▶ [Problem to solve] Exactly retype the lines from the top of the data through the line containing "var tCurve = [-33.7, 0.5, -2, 100, 98.5, 98.5, 137.7];", leaving out every picture.

▶ [Given material]

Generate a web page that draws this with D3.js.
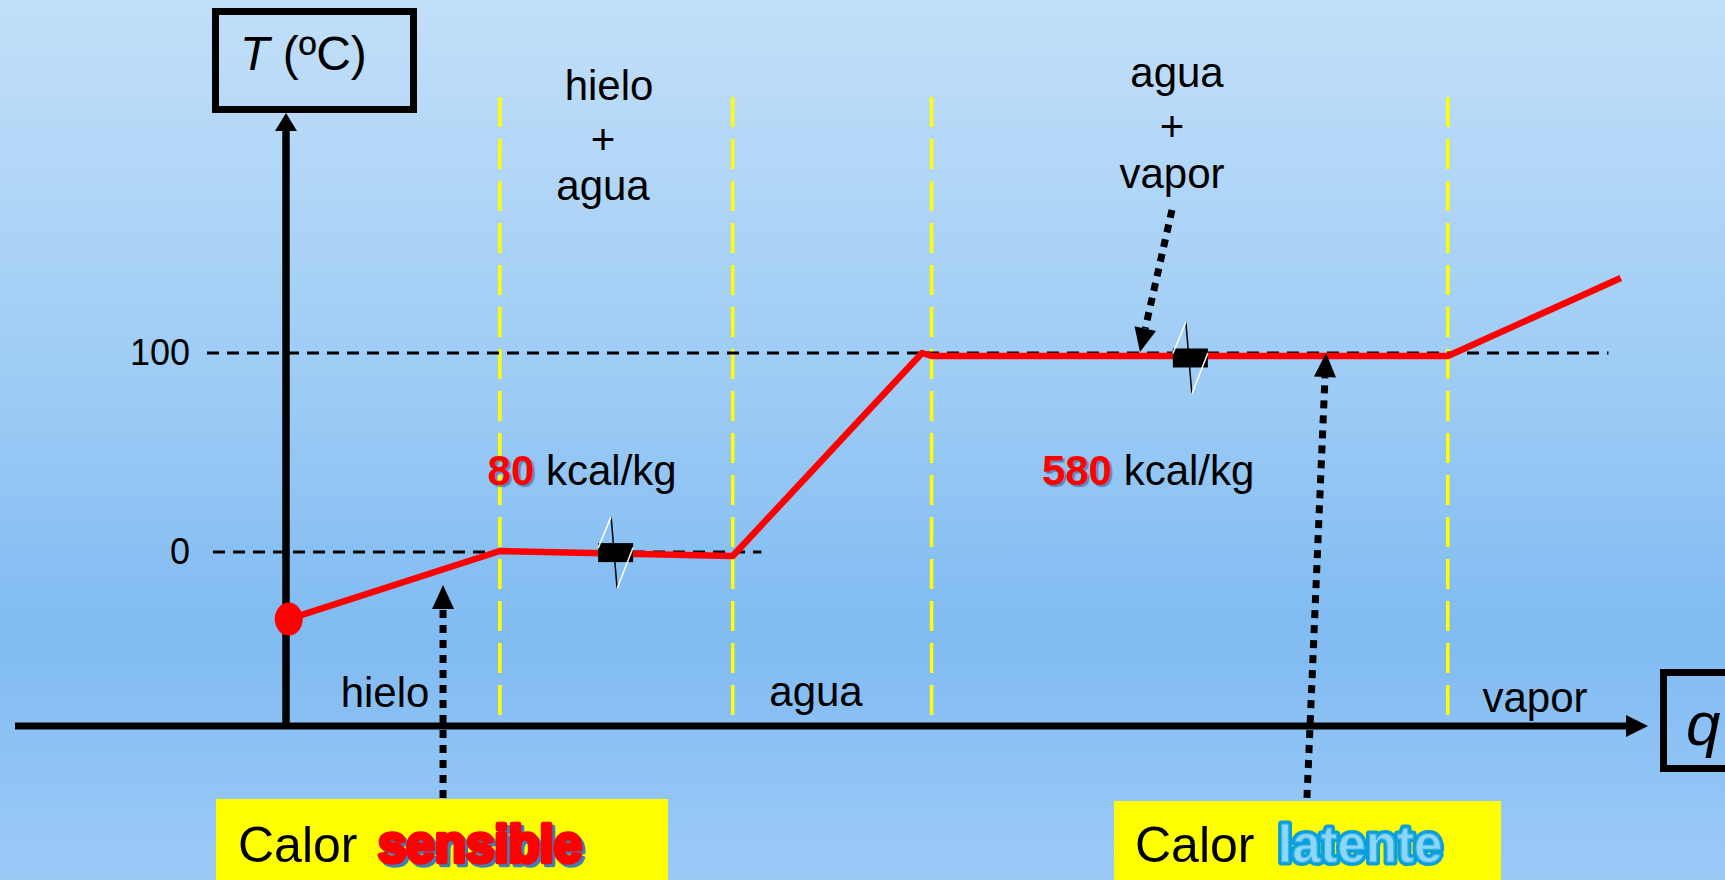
<!DOCTYPE html>
<html>
<head>
<meta charset="utf-8">
<script src="https://cdn.jsdelivr.net/npm/d3@7/dist/d3.min.js"></script>
<style>
body { margin: 0; overflow: hidden; }
svg { display: block; font-family: 'Liberation Sans', Arial, sans-serif; }
</style>
</head>
<body>
<svg id="svg" width="1725" height="880"></svg>
<script>
// heating curve of water, q in arbitrary units, T in degC
var qCurve = [0.2, 15.7, 32.8, 46.7, 47.4, 85.3, 98.0];
var tCurve = [-33.7, 0.5, -2, 100, 98.5, 98.5, 137.7];

var phaseLimits = [15.7, 32.8, 47.4, 85.3];
var refTemps = [0, 100];
var refLabels = ['0', '100'];
var refEnds = [34.9, 97.1];

var breakQ = [24.2, 66.4];
var breakT = [-0.3, 97.5];

var latentValues = ['80', '580'];
var latentQ = [14.8, 55.5];

// arrows: from (q0,t0) to the tip (q1,t1)
var arrowQ0 = [11.53, 65.05, 74.96];
var arrowT0 = [-123.6, 171.9, -123.6];
var arrowQ1 = [11.53, 62.7, 76.36];
var arrowT1 = [-16.6, 100.5, 100];

var width = 1725;
var height = 880;

var x = d3.scaleLinear().domain([0, 100]).range([286, 1648]);
var y = d3.scaleLinear().domain([0, 100]).range([552, 353]);

var axisY = 726;

var svg = d3.select('svg');

var defs = svg.append('defs');
var grad = defs.append('linearGradient')
    .attr('id', 'bg')
    .attr('x1', 0).attr('y1', 0).attr('x2', 0).attr('y2', 1);
grad.append('stop').attr('offset', '0%').attr('stop-color', '#c2dff9');
grad.append('stop').attr('offset', '45%').attr('stop-color', '#9ccbf5');
grad.append('stop').attr('offset', '72%').attr('stop-color', '#80bbf2');
grad.append('stop').attr('offset', '100%').attr('stop-color', '#9ccaf7');

svg.append('rect')
    .attr('width', width)
    .attr('height', height)
    .attr('fill', 'url(#bg)');

// yellow phase limits
svg.selectAll('.phase')
    .data(phaseLimits)
    .enter()
    .append('line')
    .attr('class', 'phase')
    .attr('x1', function(d){ return x(d); })
    .attr('x2', function(d){ return x(d); })
    .attr('y1', 97)
    .attr('y2', axisY)
    .attr('stroke', '#ffff00')
    .attr('stroke-width', 3.5)
    .attr('stroke-dasharray', '30,12');

// dashed reference lines at 0 and 100
svg.selectAll('.ref')
    .data(refTemps)
    .enter()
    .append('line')
    .attr('class', 'ref')
    .attr('x1', function(d, i){ return i == 0 ? 213 : 207; })
    .attr('x2', function(d, i){ return x(refEnds[i]); })
    .attr('y1', function(d){ return y(d); })
    .attr('y2', function(d){ return y(d); })
    .attr('stroke', 'black')
    .attr('stroke-width', 3)
    .attr('stroke-dasharray', '12,8');

svg.selectAll('.refLabel')
    .data(refTemps)
    .enter()
    .append('text')
    .attr('class', 'refLabel')
    .text(function(d, i){ return refLabels[i]; })
    .attr('x', 190)
    .attr('y', function(d){ return y(d) + 12; })
    .attr('text-anchor', 'end')
    .attr('font-size', 36)
    .attr('fill', 'black');

// axes
svg.append('line')
    .attr('x1', 15).attr('x2', 1630)
    .attr('y1', axisY).attr('y2', axisY)
    .attr('stroke', 'black')
    .attr('stroke-width', 7);
svg.append('path')
    .attr('d', 'M1626,' + (axisY - 11) + 'L1648,' + axisY + 'L1626,' + (axisY + 11) + 'Z')
    .attr('fill', 'black');

svg.append('line')
    .attr('x1', 286).attr('x2', 286)
    .attr('y1', axisY + 3).attr('y2', 128)
    .attr('stroke', 'black')
    .attr('stroke-width', 7.5);
svg.append('path')
    .attr('d', 'M275,131L286,113L297,131Z')
    .attr('fill', 'black');

// axis title boxes
svg.append('rect')
    .attr('x', 215.5).attr('y', 11.5)
    .attr('width', 198).attr('height', 98)
    .attr('fill', 'none')
    .attr('stroke', 'black')
    .attr('stroke-width', 7);
var tTitle = svg.append('text')
    .attr('x', 240).attr('y', 70)
    .attr('font-size', 48)
    .attr('fill', 'black');
tTitle.append('tspan').attr('font-style', 'italic').text('T');
tTitle.append('tspan').text(' (ºC)');

svg.append('rect')
    .attr('x', 1663.5).attr('y', 672.5)
    .attr('width', 100).attr('height', 96)
    .attr('fill', 'none')
    .attr('stroke', 'black')
    .attr('stroke-width', 7);
svg.append('text')
    .text('q')
    .attr('x', 1686).attr('y', 745)
    .attr('font-size', 62)
    .attr('font-style', 'italic')
    .attr('fill', 'black');

// heating curve
var curve = qCurve.map(function(d, i){ return [x(d), y(tCurve[i])]; });
svg.append('path')
    .attr('d', d3.line()(curve))
    .attr('fill', 'none')
    .attr('stroke', '#ff0000')
    .attr('stroke-width', 6.5)
    .attr('stroke-linejoin', 'round');

svg.append('ellipse')
    .attr('cx', x(qCurve[0]))
    .attr('cy', y(tCurve[0]))
    .attr('rx', 14)
    .attr('ry', 16.5)
    .attr('fill', '#ff0000');

// axis break symbols on the plateaus
breakQ.forEach(function(q, i){
    var cx = x(q);
    var cy = y(breakT[i]);
    var g = svg.append('g').attr('transform', 'translate(' + cx + ',' + cy + ')');
    g.append('rect')
        .attr('x', -17.5).attr('y', -9.5)
        .attr('width', 35).attr('height', 19)
        .attr('fill', 'black');
    g.append('line')
        .attr('x1', -4.5).attr('y1', -36)
        .attr('x2', 1.5).attr('y2', 36)
        .attr('stroke', 'black').attr('stroke-width', 1.5);
    g.append('line')
        .attr('x1', -4.5).attr('y1', -36)
        .attr('x2', -17.5).attr('y2', -4.5)
        .attr('stroke', 'white').attr('stroke-width', 1.5);
    g.append('line')
        .attr('x1', 17.5).attr('y1', -5)
        .attr('x2', 1.5).attr('y2', 36)
        .attr('stroke', 'white').attr('stroke-width', 1.5);
});

// dotted arrows
arrowQ0.forEach(function(q0, i){
    var x0 = x(q0), y0 = y(arrowT0[i]);
    var x1 = x(arrowQ1[i]), y1 = y(arrowT1[i]);
    var len = Math.sqrt((x1 - x0) * (x1 - x0) + (y1 - y0) * (y1 - y0));
    var ux = (x1 - x0) / len, uy = (y1 - y0) / len;
    var head = 24, half = 11;
    var bx = x1 - ux * head, by = y1 - uy * head;
    svg.append('line')
        .attr('x1', x0).attr('y1', y0)
        .attr('x2', bx).attr('y2', by)
        .attr('stroke', 'black')
        .attr('stroke-width', 7)
        .attr('stroke-dasharray', '8,7');
    svg.append('path')
        .attr('d', 'M' + x1 + ',' + y1 +
            'L' + (bx - uy * half) + ',' + (by + ux * half) +
            'L' + (bx + uy * half) + ',' + (by - ux * half) + 'Z')
        .attr('fill', 'black');
});

// phase labels
function stack(lines, cx, ys){
    lines.forEach(function(s, i){
        svg.append('text')
            .text(s)
            .attr('x', cx[i])
            .attr('y', ys[i])
            .attr('text-anchor', 'middle')
            .attr('font-size', 42)
            .attr('fill', 'black');
    });
}
stack(['hielo', '+', 'agua'], [609, 603, 603], [100, 154, 200]);
stack(['agua', '+', 'vapor'], [1177, 1172, 1172], [87, 141, 188]);
stack(['hielo', 'agua', 'vapor'], [385, 816, 1535], [707, 706, 712]);

// latent heat labels
latentValues.forEach(function(v, i){
    var t = svg.append('text')
        .attr('x', x(latentQ[i]))
        .attr('y', 485)
        .attr('font-size', 42)
        .attr('fill', 'black');
    t.append('tspan')
        .text(v)
        .attr('font-weight', 'bold')
        .attr('fill', '#ff0000')
        .style('text-shadow', '2px 2px 1px rgba(40,90,150,0.6)');
    t.append('tspan').text(' kcal/kg');
});

// yellow caption boxes
svg.append('rect')
    .attr('x', 216).attr('y', 799)
    .attr('width', 452).attr('height', 81)
    .attr('fill', '#ffff00');
svg.append('rect')
    .attr('x', 1114).attr('y', 801)
    .attr('width', 387).attr('height', 79)
    .attr('fill', '#ffff00');

svg.append('text')
    .text('Calor')
    .attr('x', 238).attr('y', 862)
    .attr('font-size', 50)
    .attr('fill', 'black');
svg.append('text')
    .text('sensible')
    .attr('x', 381).attr('y', 865)
    .attr('font-size', 51)
    .attr('font-weight', 'bold')
    .attr('fill', '#3f7fb8')
    .attr('stroke', '#3f7fb8')
    .attr('stroke-width', 4.5)
    .attr('stroke-linejoin', 'round');
svg.append('text')
    .text('sensible')
    .attr('x', 378).attr('y', 862)
    .attr('font-size', 51)
    .attr('font-weight', 'bold')
    .attr('fill', '#ff0000')
    .attr('stroke', '#ff0000')
    .attr('stroke-width', 4.5)
    .attr('stroke-linejoin', 'round');

svg.append('text')
    .text('Calor')
    .attr('x', 1135).attr('y', 862)
    .attr('font-size', 50)
    .attr('fill', 'black');
svg.append('text')
    .text('latente')
    .attr('x', 1278).attr('y', 862)
    .attr('font-size', 51)
    .attr('font-weight', 'bold')
    .attr('fill', '#8ed6f8')
    .attr('stroke', '#0a9fdc')
    .attr('stroke-width', 7)
    .attr('paint-order', 'stroke')
    .attr('stroke-linejoin', 'round');
svg.append('text')
    .text('latente')
    .attr('x', 1278).attr('y', 862)
    .attr('font-size', 51)
    .attr('font-weight', 'bold')
    .attr('fill', 'none')
    .attr('stroke', '#2fb2e6')
    .attr('stroke-width', 1.2);
</script>
</body>
</html>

▶ [Answer to the exercise]
Generate a web page that draws this with D3.js.
<!DOCTYPE html>
<html>
<head>
<meta charset="utf-8">
<script src="https://cdn.jsdelivr.net/npm/d3@7/dist/d3.min.js"></script>
<style>
body { margin: 0; overflow: hidden; }
svg { display: block; font-family: 'Liberation Sans', Arial, sans-serif; }
</style>
</head>
<body>
<svg id="svg" width="1725" height="880"></svg>
<script>
// heating curve of water, q in arbitrary units, T in degC
var qCurve = [0.2, 15.7, 32.8, 46.7, 47.4, 85.3, 98.0];
var tCurve = [-33.7, 0.5, -2, 100, 98.5, 98.5, 137.7];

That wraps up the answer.